When do you start discussing having more care for mom and dad? Oftentimes, people wait too long. In this segment, Daphne Davis of Pinnacle Senior Placements offers the broad picture health analogy of a three-legged stool: hydration, medication, and nutrition, which balance fine so long as all three are done well. Daphne gives us some warning signs that it may be time to have that dreaded conversation with a senior loved one that they could benefit from some assistance at home.

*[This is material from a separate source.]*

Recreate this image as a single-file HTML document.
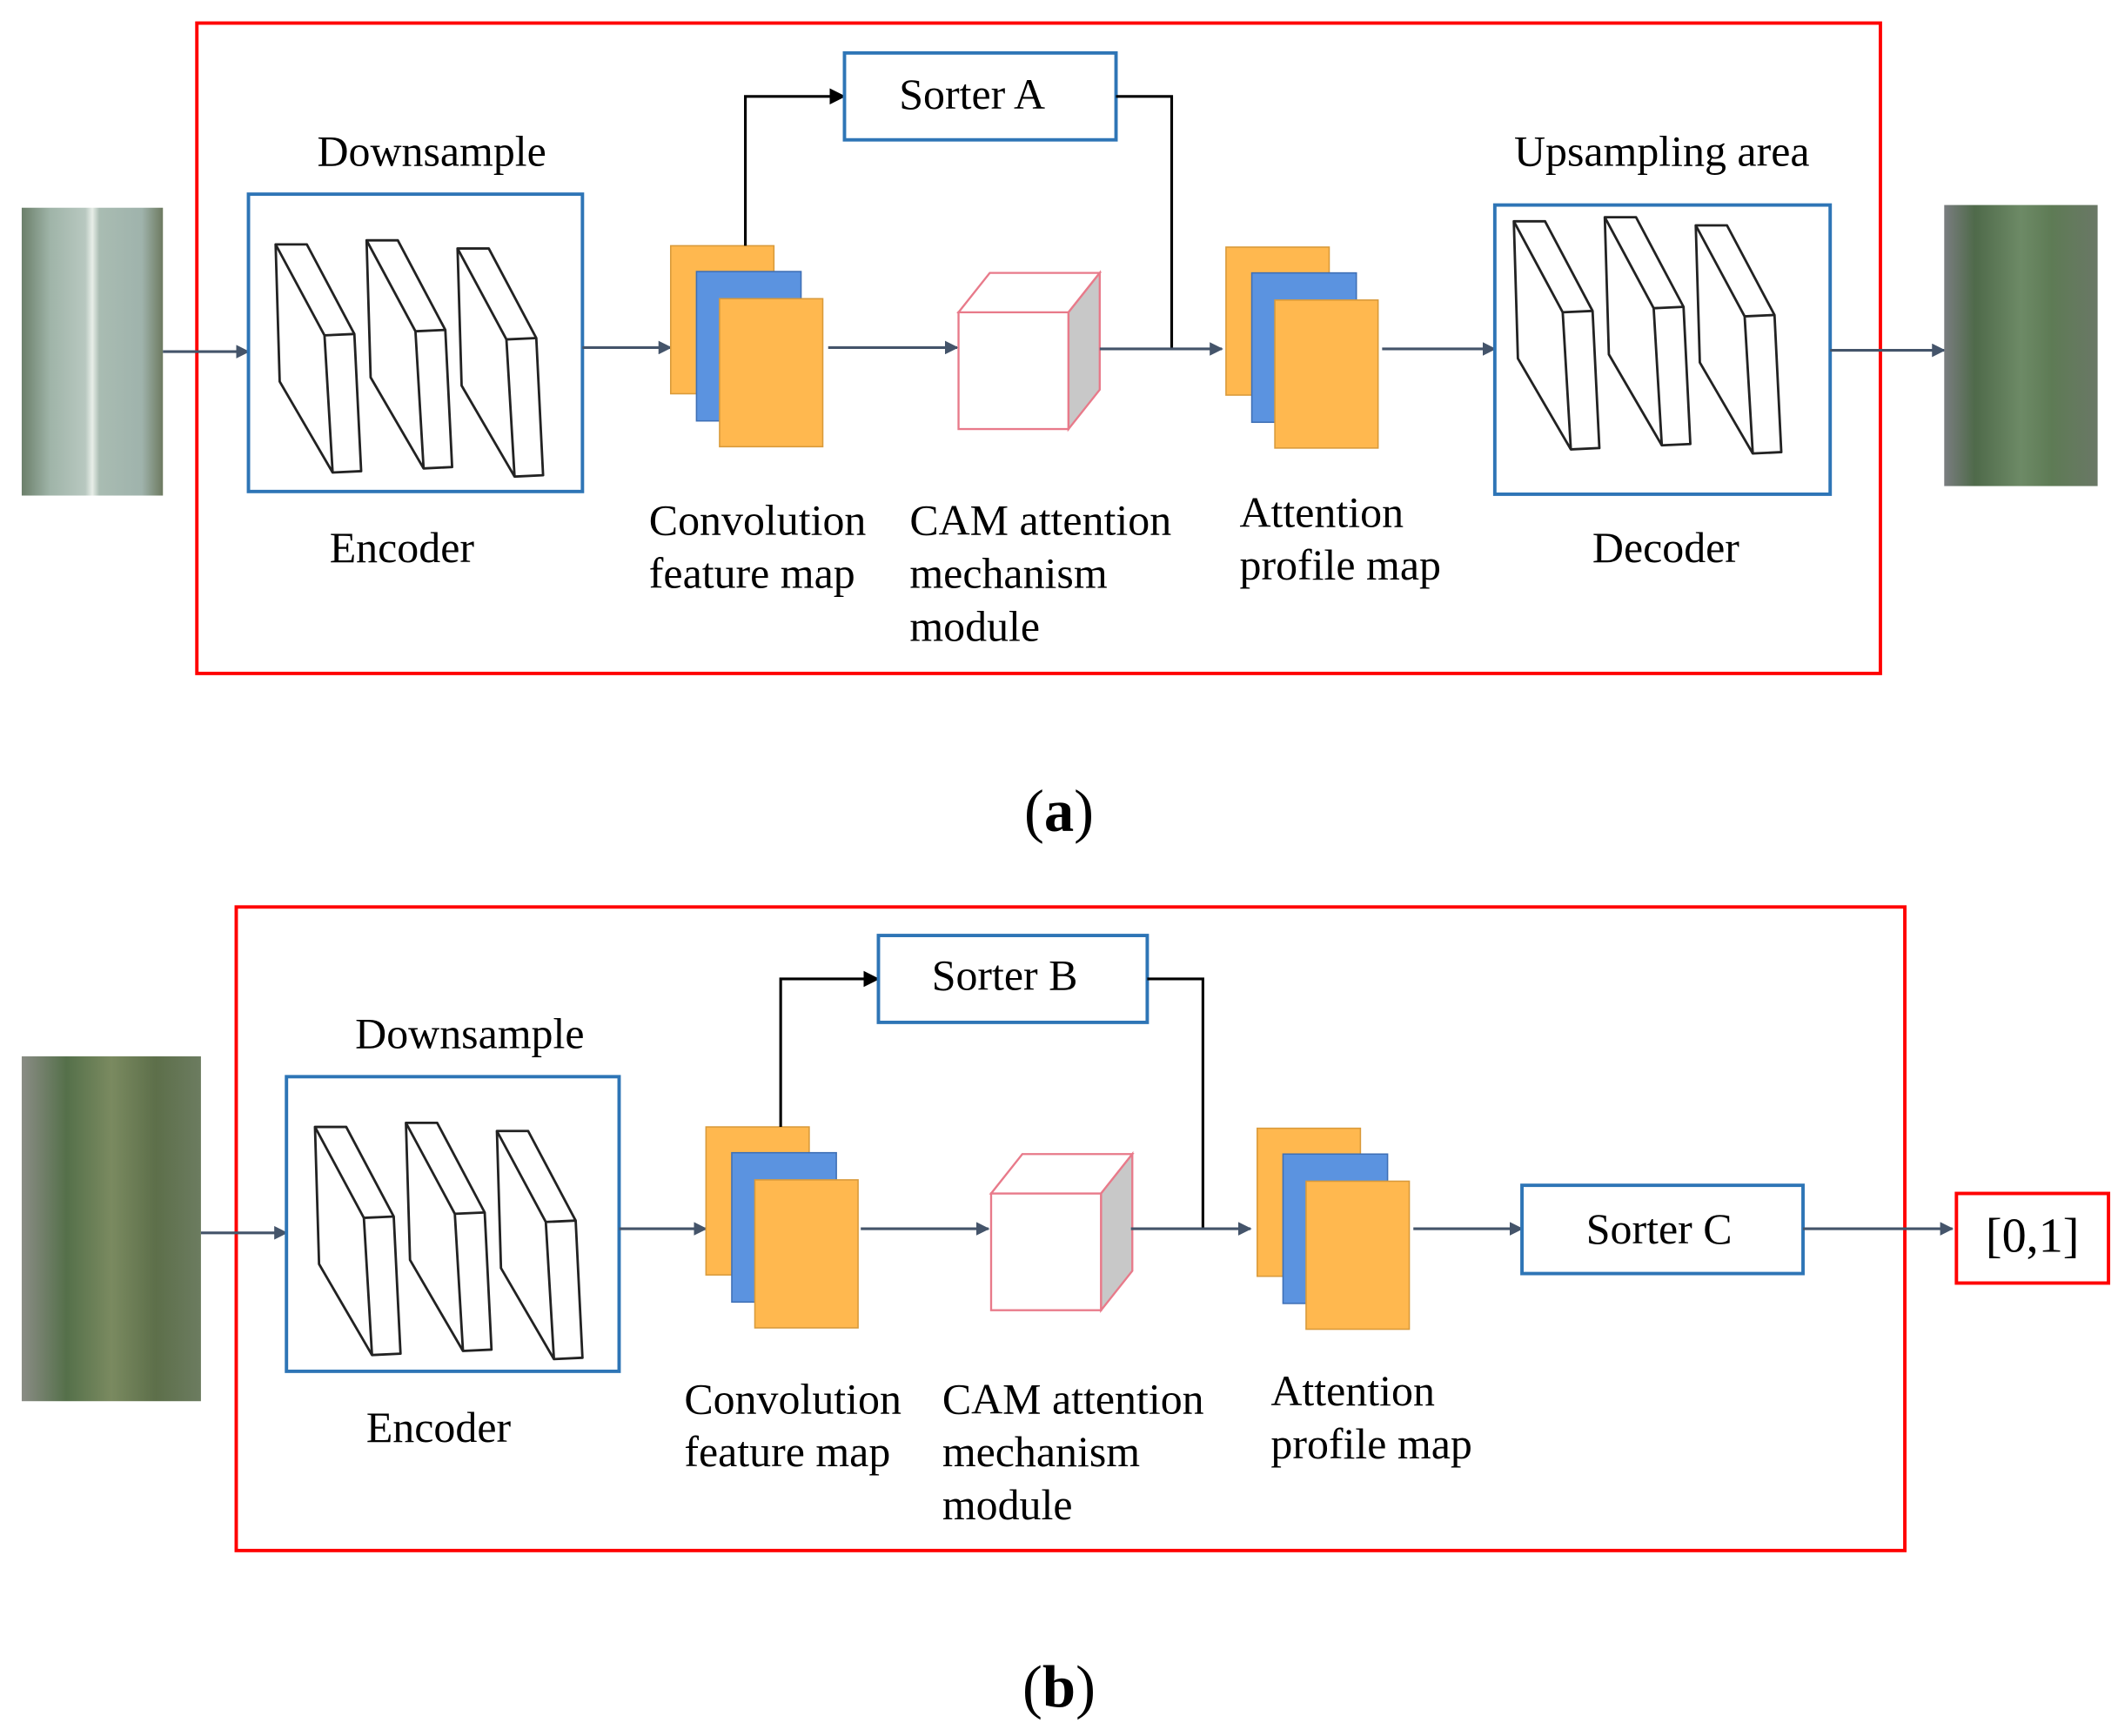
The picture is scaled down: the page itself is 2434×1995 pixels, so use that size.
<!DOCTYPE html>
<html><head><meta charset="utf-8"><style>
html,body{margin:0;padding:0;background:#fff}
svg{display:block}
text{font-family:"Liberation Serif",serif;font-size:32px;fill:#000}
</style></head><body>
<svg width="2434" height="1995" viewBox="0 0 1560 1278.6" preserveAspectRatio="none" xmlns="http://www.w3.org/2000/svg">
<defs>
<marker id="ar" markerWidth="10" markerHeight="10" refX="9" refY="5" orient="auto" markerUnits="userSpaceOnUse"><path d="M0,0 L10,5 L0,10 z" fill="#44546A"/></marker>
<marker id="ak" markerWidth="12" markerHeight="12" refX="11" refY="6" orient="auto" markerUnits="userSpaceOnUse"><path d="M0,0 L12,6 L0,12 z" fill="#000"/></marker>
<linearGradient id="leaf1" x1="0" x2="1" y1="0" y2="0">
<stop offset="0" stop-color="#6b7f6a"/><stop offset="0.2" stop-color="#9fb4a8"/><stop offset="0.45" stop-color="#b8c8c0"/><stop offset="0.5" stop-color="#e8eee8"/><stop offset="0.55" stop-color="#a9bcb2"/><stop offset="0.85" stop-color="#9fb3ac"/><stop offset="1" stop-color="#6d7a60"/></linearGradient>
<linearGradient id="leaf2" x1="0" x2="1" y1="0" y2="0">
<stop offset="0" stop-color="#7a7d80"/><stop offset="0.2" stop-color="#4f6a4a"/><stop offset="0.5" stop-color="#6d8a66"/><stop offset="0.7" stop-color="#5e7b55"/><stop offset="1" stop-color="#6a7866"/></linearGradient>
<linearGradient id="leaf3" x1="0" x2="1" y1="0" y2="0">
<stop offset="0" stop-color="#8a8c85"/><stop offset="0.25" stop-color="#55704a"/><stop offset="0.5" stop-color="#7a8a60"/><stop offset="0.75" stop-color="#5d6f4a"/><stop offset="1" stop-color="#6c7c60"/></linearGradient>
<g id="slab" fill="none" stroke="#222" stroke-width="1.8" stroke-linejoin="round">
<path d="M203,180 L226,180 L261,246 L266,347 L245,348 L206,281 Z"/>
<path d="M203,180 L239,247 L261,246 M239,247 L245,348"/>
</g>
<g id="slabs"><use href="#slab"/><use href="#slab" transform="translate(67,-3)"/><use href="#slab" transform="translate(134,3)"/></g>
<g id="maps">
<rect x="0" y="0" width="76" height="109" fill="#FFB84F" stroke="#D99A3A" stroke-width="1"/>
<rect x="19" y="19" width="77" height="110" fill="#5B93E0" stroke="#3e6fb5" stroke-width="1"/>
<rect x="36" y="39" width="76" height="109" fill="#FFB84F" stroke="#D99A3A" stroke-width="1"/>
</g>
<g id="cube">
<rect x="0" y="29" width="81" height="86" fill="#fff" stroke="#E87A8A" stroke-width="1.5"/>
<path d="M0,29 L23,0 L104,0 L81,29 Z" fill="#fff" stroke="#E87A8A" stroke-width="1.5"/>
<path d="M81,29 L104,0 L104,86 L81,115 Z" fill="#C8C8C8" stroke="#E87A8A" stroke-width="1.5"/>
</g>
</defs>

<!-- (a) -->
<rect x="145" y="17" width="1240" height="479" fill="none" stroke="#FF0000" stroke-width="2.5"/>
<rect x="16" y="153" width="104" height="212" fill="url(#leaf1)"/>
<line x1="120" y1="259" x2="183" y2="259" stroke="#44546A" stroke-width="2" marker-end="url(#ar)"/>
<rect x="183" y="143" width="246" height="219" fill="#fff" stroke="#2E75B6" stroke-width="2.5"/>
<use href="#slabs"/>
<text x="318" y="122" text-anchor="middle">Downsample</text>
<text x="296" y="414" text-anchor="middle">Encoder</text>
<line x1="429" y1="256" x2="494" y2="256" stroke="#44546A" stroke-width="2" marker-end="url(#ar)"/>
<use href="#maps" transform="translate(494,181)"/>
<polyline points="549,181 549,71 622,71" fill="none" stroke="#000" stroke-width="2" marker-end="url(#ak)"/>
<rect x="622" y="39" width="200" height="64" fill="#fff" stroke="#2E75B6" stroke-width="2.5"/>
<text x="716" y="80" text-anchor="middle">Sorter A</text>
<polyline points="822,71 863,71 863,257" fill="none" stroke="#000" stroke-width="2"/>
<line x1="610" y1="256" x2="705" y2="256" stroke="#44546A" stroke-width="2" marker-end="url(#ar)"/>
<use href="#cube" transform="translate(706,201)"/>
<line x1="810" y1="257" x2="900" y2="257" stroke="#44546A" stroke-width="2" marker-end="url(#ar)"/>
<use href="#maps" transform="translate(903,182)"/>
<line x1="1018" y1="257" x2="1101" y2="257" stroke="#44546A" stroke-width="2" marker-end="url(#ar)"/>
<rect x="1101" y="151" width="247" height="213" fill="#fff" stroke="#2E75B6" stroke-width="2.5"/>
<use href="#slabs" transform="translate(912,-17)"/>
<text x="1224" y="122" text-anchor="middle">Upsampling area</text>
<text x="1227" y="414" text-anchor="middle">Decoder</text>
<line x1="1348" y1="258" x2="1432" y2="258" stroke="#44546A" stroke-width="2" marker-end="url(#ar)"/>
<rect x="1432" y="151" width="113" height="207" fill="url(#leaf2)"/>
<text x="478" y="394">Convolution</text>
<text x="478" y="433">feature map</text>
<text x="670" y="394">CAM attention</text>
<text x="670" y="433">mechanism</text>
<text x="670" y="472">module</text>
<text x="913" y="388">Attention</text>
<text x="913" y="427">profile map</text>
<text x="780" y="612" text-anchor="middle" style="font-size:44px">(<tspan font-weight="bold">a</tspan>)</text>

<!-- (b) -->
<rect x="174" y="668" width="1229" height="474" fill="none" stroke="#FF0000" stroke-width="2.5"/>
<rect x="16" y="778" width="132" height="254" fill="url(#leaf3)"/>
<line x1="148" y1="908" x2="211" y2="908" stroke="#44546A" stroke-width="2" marker-end="url(#ar)"/>
<rect x="211" y="793" width="245" height="217" fill="#fff" stroke="#2E75B6" stroke-width="2.5"/>
<use href="#slabs" transform="translate(29,650)"/>
<text x="346" y="772" text-anchor="middle">Downsample</text>
<text x="323" y="1062" text-anchor="middle">Encoder</text>
<line x1="456" y1="905" x2="520" y2="905" stroke="#44546A" stroke-width="2" marker-end="url(#ar)"/>
<use href="#maps" transform="translate(520,830)"/>
<polyline points="575,830 575,721 647,721" fill="none" stroke="#000" stroke-width="2" marker-end="url(#ak)"/>
<rect x="647" y="689" width="198" height="64" fill="#fff" stroke="#2E75B6" stroke-width="2.5"/>
<text x="740" y="729" text-anchor="middle">Sorter B</text>
<polyline points="845,721 886,721 886,905" fill="none" stroke="#000" stroke-width="2"/>
<line x1="634" y1="905" x2="728" y2="905" stroke="#44546A" stroke-width="2" marker-end="url(#ar)"/>
<use href="#cube" transform="translate(730,850)"/>
<line x1="833" y1="905" x2="921" y2="905" stroke="#44546A" stroke-width="2" marker-end="url(#ar)"/>
<use href="#maps" transform="translate(926,831)"/>
<line x1="1041" y1="905" x2="1121" y2="905" stroke="#44546A" stroke-width="2" marker-end="url(#ar)"/>
<rect x="1121" y="873" width="207" height="65" fill="#fff" stroke="#2E75B6" stroke-width="2.5"/>
<text x="1222" y="916" text-anchor="middle">Sorter C</text>
<line x1="1328" y1="905" x2="1438" y2="905" stroke="#44546A" stroke-width="2" marker-end="url(#ar)"/>
<rect x="1441" y="879" width="112" height="66" fill="#fff" stroke="#FF0000" stroke-width="2.5"/>
<text x="1497" y="922" text-anchor="middle" style="font-size:36px">[0,1]</text>
<text x="504" y="1041">Convolution</text>
<text x="504" y="1080">feature map</text>
<text x="694" y="1041">CAM attention</text>
<text x="694" y="1080">mechanism</text>
<text x="694" y="1119">module</text>
<text x="936" y="1035">Attention</text>
<text x="936" y="1074">profile map</text>
<text x="780" y="1257" text-anchor="middle" style="font-size:44px">(<tspan font-weight="bold">b</tspan>)</text>
</svg>
</body></html>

Daphne says, “Are you finding a medication on the floor that’s underneath the dining room table, because it just slipped out of their hand when they walked from the kitchen to the dining room? Think of that big broad picture. Let’s say mom and dad are living in the home, and you help with supplementing some grocery shopping, and you’re seeing the same foods around, or even the box of saltine crackers that they asked for isn’t opened yet. Or you bring over a meal or two a week, and there’s very little taken out of it. You’ll say, mom, you haven’t eaten, it’s your favorite dish, and she’ll, she’ll say, ‘well, I just wasn’t hungry.’ That’s a sign. Everyone needs calories to make their body work. If it’s not fueled, it won’t work. Your body is a machine and it needs high-octane fuel. You can still have your ice cream, but you gotta get some protein.

“Let’s say that they’ve lived in the same house for 60 years, and the furniture has been exactly the same way for 60 years. All of a sudden you’re seeing them touching the back of the furniture as they walk, or they’re touching the wall, or they’re using their next hand, that they’re taking a step with, to reach for the chair that’s in front of them. Furniture walking. It’s not a terrible thing to do because your loved one has figured out, how do I keep myself safe? But there’s something behind that ,in terms of maybe a balance issue, maybe lightheadedness, weakness in their muscles, something’s going on. That’s a sign.”